The club was founded by a group led by Tony Bakker, an Englishman and owner of software company Blackbaud. After more than twenty years of success on and off the field, Bakker sold the club, the stadium, and the franchise rights in February to B Sports Entertainment, an entity owned by local tech entrepreneur Eric Bowman. The company founded by Bowman in 2009, SPARC LLC, was sold last year for a reported $53 million.
When Bakker sold the club, which by most accounts has a favorable reputation with fans, there seemed to be some optimism around the move. It wasn't that people were clamoring for Bakker to go, but the new group promised that improvements would be coming to the stadium, and a younger, perhaps more ambitious owner would be pulling the strings.

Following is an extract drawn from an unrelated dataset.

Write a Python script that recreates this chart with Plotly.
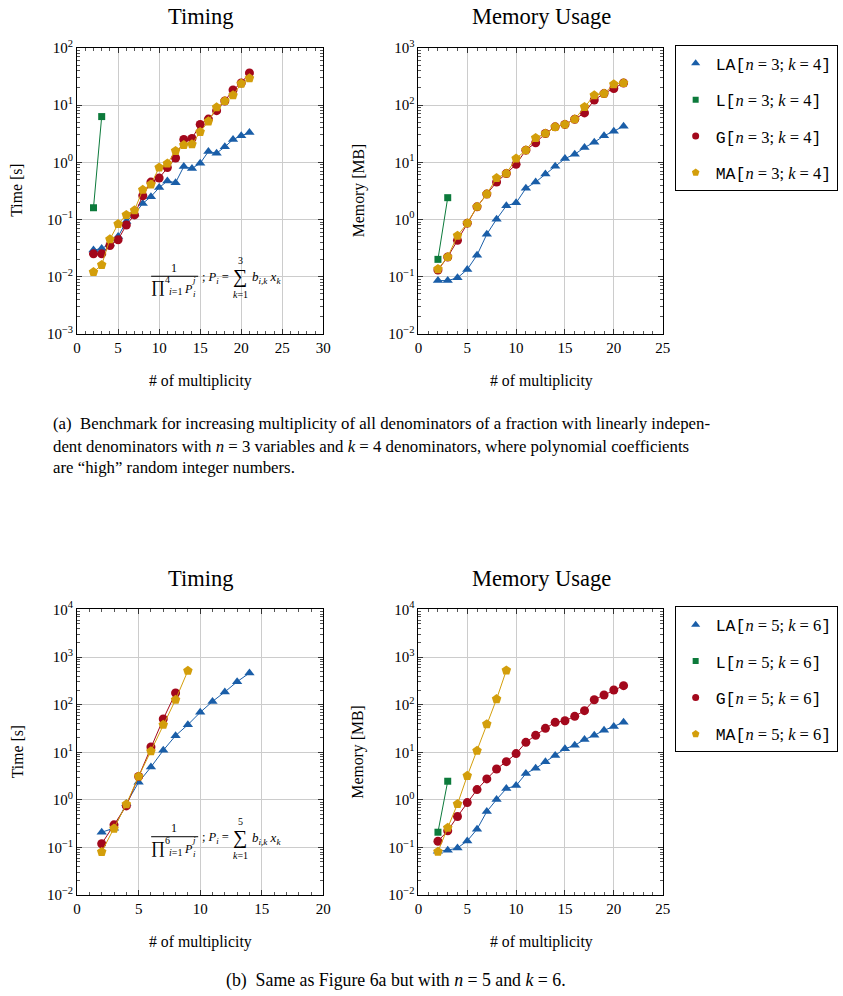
import plotly.graph_objects as go

W, H = 843, 996          # browser window
# measured mapping of the page photo: screen = S * figure + C
SX, SY = 0.985, 0.983
CX, CY = 3.0, 9.0
FW, FH = 856, 1005

# ---------------- data ----------------
x_full = list(range(2, 22))

# (a) Timing, n=3, k=4
ta_LA = [0.029, 0.031, 0.037, 0.050, 0.092, 0.124, 0.19, 0.25, 0.36, 0.47,
         0.44, 0.84, 0.78, 0.96, 1.54, 1.44, 1.86, 2.5, 2.9, 3.3]
ta_L_x = [2, 3]
ta_L = [0.16, 6.3]
ta_G = [0.025, 0.025, 0.035, 0.044, 0.080, 0.12, 0.26, 0.45, 0.53, 0.81,
        1.19, 2.5, 2.6, 4.6, 5.7, 8.0, 11.8, 18.4, 24.4, 36.6]
ta_MA = [0.012, 0.016, 0.045, 0.083, 0.12, 0.145, 0.33, 0.41, 0.81, 0.95,
         1.58, 2.0, 2.07, 3.4, 5.2, 9.2, 11.8, 14.9, 23.8, 29.5]

# (a) Memory, n=3, k=4
ma_LA = [0.085, 0.085, 0.095, 0.133, 0.237, 0.55, 1.01, 1.73, 1.95, 3.5,
         4.5, 6.2, 8.5, 11.6, 13.8, 18.1, 22.4, 29, 35, 42.7]
ma_L_x = [2, 3]
ma_L = [0.20, 2.4]
ma_G = [0.13, 0.22, 0.43, 0.86, 1.66, 2.77, 4.5, 6.35, 9.2, 16.3,
        22, 31.8, 41.6, 46, 56.6, 73, 123, 159, 195, 244]
ma_MA = [0.135, 0.22, 0.52, 0.86, 1.66, 2.77, 5.3, 6.35, 11.6, 16.3,
         26.7, 31.8, 41.6, 46, 56.6, 93, 149, 159, 232, 244]

# (b) Timing, n=5, k=6
tb_LA_x = list(range(2, 15))
tb_LA = [0.21, 0.255, 0.84, 2.35, 4.9, 11, 22.4, 38, 69, 117, 185, 304, 462]
tb_G_x = list(range(2, 9))
tb_G = [0.12, 0.30, 0.75, 3.1, 13, 50, 176]
tb_MA_x = list(range(2, 10))
tb_MA = [0.081, 0.25, 0.81, 3.1, 10.5, 38, 127, 516]

# (b) Memory, n=5, k=6
mb_LA = [0.084, 0.088, 0.098, 0.138, 0.243, 0.57, 1.02, 1.73, 2.0, 3.57,
         4.6, 6.3, 8.6, 11.9, 14, 18.5, 22.7, 29, 35, 43]
mb_L_x = [2, 3]
mb_L = [0.21, 2.47]
mb_G = [0.136, 0.224, 0.45, 0.88, 1.65, 2.76, 4.47, 6.37, 9.4, 16.2,
        22.7, 31.9, 42.6, 46, 57, 75, 127, 160, 203, 251]
mb_MA_x = list(range(2, 10))
mb_MA = [0.082, 0.26, 0.82, 3.2, 10.8, 39, 131, 525]

series_names = ["LA", "L", "G", "MA"]
colors = {"LA": "#1a5ea8", "L": "#0c7a3b", "G": "#a3081c", "MA": "#d39e0b"}
symbols = {"LA": "triangle-up", "L": "square", "G": "circle", "MA": "pentagon"}
msizes = {"LA": 9, "L": 7, "G": 9, "MA": 10}
legend_msizes = {"LA": 8, "L": 6, "G": 7, "MA": 8}

SERIF = "Liberation Serif"
MONO = "Liberation Mono"


def px(x):
    return ((x - CX) / SX) / FW


def py(y):
    return 1 - ((y - CY) / SY) / FH


fig = go.Figure()


def add_series(name, xs, ys, xa, ya):
    fig.add_trace(go.Scatter(
        x=xs, y=ys, mode="lines+markers", xaxis=xa, yaxis=ya, showlegend=False,
        line=dict(color=colors[name], width=1),
        marker=dict(color=colors[name], symbol=symbols[name], size=msizes[name],
                    line=dict(width=0)),
        cliponaxis=False,
    ))


# Top-left: timing (a)
add_series("LA", x_full, ta_LA, "x", "y")
add_series("L", ta_L_x, ta_L, "x", "y")
add_series("G", x_full, ta_G, "x", "y")
add_series("MA", x_full, ta_MA, "x", "y")
# Top-right: memory (a)
add_series("LA", x_full, ma_LA, "x2", "y2")
add_series("L", ma_L_x, ma_L, "x2", "y2")
add_series("G", x_full, ma_G, "x2", "y2")
add_series("MA", x_full, ma_MA, "x2", "y2")
# Bottom-left: timing (b)
add_series("LA", tb_LA_x, tb_LA, "x3", "y3")
add_series("G", tb_G_x, tb_G, "x3", "y3")
add_series("MA", tb_MA_x, tb_MA, "x3", "y3")
# Bottom-right: memory (b)
add_series("LA", x_full, mb_LA, "x4", "y4")
add_series("L", mb_L_x, mb_L, "x4", "y4")
add_series("G", x_full, mb_G, "x4", "y4")
add_series("MA", mb_MA_x, mb_MA, "x4", "y4")


def legend_label(name, n, k):
    return (f"<span style='font-family:{MONO}'>{name}[</span>"
            f"<i>n</i> = {n}; <i>k</i> = {k}"
            f"<span style='font-family:{MONO}'>]</span>")


for leg, (n, k), xa, ya in [("legend", (3, 4), "x2", "y2"), ("legend2", (5, 6), "x4", "y4")]:
    for i, s in enumerate(series_names):
        fig.add_trace(go.Scatter(
            x=[None], y=[None], mode="markers", xaxis=xa, yaxis=ya,
            name=legend_label(s, n, k), legend=leg, legendgroup=f"{leg}{i}",
            marker=dict(color=colors[s], symbol=symbols[s], size=legend_msizes[s]),
            showlegend=True,
        ))


def sup_label(p):
    return f"10<sup>{'−' if p < 0 else ''}{abs(p)}</sup>"


def xaxis_cfg(dom, rng):
    return dict(
        domain=[px(dom[0]), px(dom[1])], range=rng, dtick=5, tick0=0,
        showline=True, linecolor="black", linewidth=1, mirror="ticks",
        ticks="inside", ticklen=5, tickcolor="#333",
        showgrid=True, gridcolor="#cccccc", gridwidth=1, zeroline=False,
        minor=dict(dtick=1, ticks="inside", ticklen=3, tickcolor="#555", showgrid=False),
        tickfont=dict(family=SERIF, size=15, color="black"),
        fixedrange=True,
    )


def yaxis_cfg(dom, lo, hi, anchor):
    return dict(
        type="log", domain=[py(dom[1]), py(dom[0])], range=[lo, hi],
        tickmode="array", tickvals=[10 ** p for p in range(lo, hi + 1)],
        ticktext=[sup_label(p) for p in range(lo, hi + 1)],
        showline=True, linecolor="black", linewidth=1, mirror="ticks",
        ticks="inside", ticklen=5, tickcolor="#333",
        showgrid=True, gridcolor="#cccccc", gridwidth=1, zeroline=False,
        minor=dict(dtick="D1", ticks="inside", ticklen=3, tickcolor="#555", showgrid=False),
        tickfont=dict(family=SERIF, size=15, color="black"),
        anchor=anchor, fixedrange=True,
    )


LX = (76, 322)
RX = (417, 661)
TY = (47, 333)
BY = (609, 895)

legend_common = dict(
    xanchor="left", yanchor="top", bordercolor="black", borderwidth=1,
    bgcolor="white", font=dict(family=SERIF, size=16.5, color="black"),
    traceorder="grouped", tracegroupgap=12, itemclick=False, itemdoubleclick=False,
)

fig.update_layout(
    width=FW, height=FH, margin=dict(l=0, r=0, t=0, b=0),
    paper_bgcolor="white", plot_bgcolor="white",
    font=dict(family=SERIF, color="black"),
    xaxis=dict(xaxis_cfg(LX, [0, 30]), anchor="y"),
    yaxis=yaxis_cfg(TY, -3, 2, "x"),
    xaxis2=dict(xaxis_cfg(RX, [0, 25]), anchor="y2"),
    yaxis2=yaxis_cfg(TY, -2, 3, "x2"),
    xaxis3=dict(xaxis_cfg(LX, [0, 20]), anchor="y3"),
    yaxis3=yaxis_cfg(BY, -2, 4, "x3"),
    xaxis4=dict(xaxis_cfg(RX, [0, 25]), anchor="y4"),
    yaxis4=yaxis_cfg(BY, -2, 4, "x4"),
    legend=dict(legend_common, x=px(673), y=py(44)),
    legend2=dict(legend_common, x=px(673), y=py(606)),
)

ann = []


def text(x, y, t, size=14, xanchor="center", yanchor="middle", angle=0):
    ann.append(dict(x=px(x), y=py(y), xref="paper", yref="paper", text=t,
                    showarrow=False, xanchor=xanchor, yanchor=yanchor,
                    textangle=angle, font=dict(family=SERIF, size=size, color="black")))


# Titles and axis titles
for dy in (0, 562):
    text(199, 16 + dy, "Timing", size=22.5)
    text(540, 16 + dy, "Memory Usage", size=22.5)
    text(199, 380 + dy, "# of multiplicity", size=15.8)
    text(540, 380 + dy, "# of multiplicity", size=15.8)
    text(16, 190 + dy, "Time [s]", size=15.8, angle=-90)
    text(357, 190 + dy, "Memory [MB]", size=15.8, angle=-90)

# Formula annotations
shapes = []
for dy, (num_top, sum_top) in zip((0, 561), (("4", "3"), ("6", "5"))):
    text(173, 267 + dy, "1", size=12)
    shapes.append(dict(type="line", xref="paper", yref="paper",
                       x0=px(150), x1=px(197), y0=py(275.5 + dy), y1=py(275.5 + dy),
                       line=dict(color="black", width=1)))
    text(157, 286 + dy, "∏", size=17)
    text(166, 279 + dy, num_top, size=10)
    text(174, 291 + dy, "<i>i</i>=1", size=10)
    text(187, 288 + dy, "<i>P</i>", size=12)
    text(193, 279 + dy, "<i>j</i>", size=9)
    text(193, 293 + dy, "<i>i</i>", size=9)
    text(199, 277 + dy, "; <i>P</i><sub><i>i</i></sub> =", size=12.5, xanchor="left")
    text(239, 276 + dy, "∑", size=20)
    text(239, 260 + dy, sum_top, size=10)
    text(239, 294 + dy, "<i>k</i>=1", size=10)
    text(249, 277 + dy, "<i>b</i><sub><i>i,k</i></sub> <i>x</i><sub><i>k</i></sub>", size=13, xanchor="left")

# Captions
text(50, 423, "(a)  Benchmark for increasing multiplicity of all denominators of a fraction with linearly indepen-",
     size=16.8, xanchor="left")
text(50, 446, "dent denominators with <i>n</i> = 3 variables and <i>k</i> = 4 denominators, where polynomial coefficients",
     size=16.8, xanchor="left")
text(50, 467, "are “high” random integer numbers.", size=16.8, xanchor="left")
text(395, 980, "(b)  Same as Figure 6a but with <i>n</i> = 5 and <i>k</i> = 6.", size=17.8)

fig.update_layout(annotations=ann, shapes=shapes)

fig.write_html("out.html")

You're getting the idea. Things have gone relatively smoothly between the club and the community for over two decades, and in the early going, the sale of the team didn't seem to disrupt that.
Andrew Miller of the Post and Courier newspaper in Charleston is the media authority on the team, and for the moment at least, he won't be covering any matches from inside MUSC Health Stadium. As Miller reported on Thursday, the club saw fit to pull press credentials from the paper, over a business reporter's e-mailed inquiry into a lawsuit involving Bowman and SPARC. Let that sink in.
A lower division soccer team in the United States has revoked the access of the town's primary newspaper.
The problems with this are plentiful, and some more obvious than others - decreased legitimacy and visibility in the community - but one thing in particular began to rear its head in the immediate aftermath of the news, and it's the primary reason I'm writing this.
A guy who is new in the USL made an awful decision that is bringing the wrong sort of attention to a league that doesn't need it.
I'm a vocal yet professional critic of the USL. I'm a fan; I criticize because I care. The league has many shortcomings that it needs to address in the coming years, but by and large, I think it will do so. Making terrible, bridge-burning decisions is not one of the league's problems, and when one of the clubs in its membership does something like this, the USL needs to take swift action.
Bowman needs to know, if he doesn't already, that this is a really bad look. The league would do well to make sure that all of its clubs know this, and whether this is done privately or publicly, it needs to happen. Barring some revelation of more sinister actions on the part of the Post and Courier, I'd like to think that its credentials will soon be restored.
But what of the long-term effects? The relationship between the club and the paper will not be the same any time soon, and the USL will still bear the black eye of this mess. What's even more bothersome is that additional shenanigans could follow. The league can't afford this kind of ridiculousness.
I don't honestly know if the league will intervene, much less make its own statement. For its growing image going forward, however, the USL should absolutely do what is necessary to separate itself from the decision of one club owner in Charleston, South Carolina, and make sure it doesn't happen again.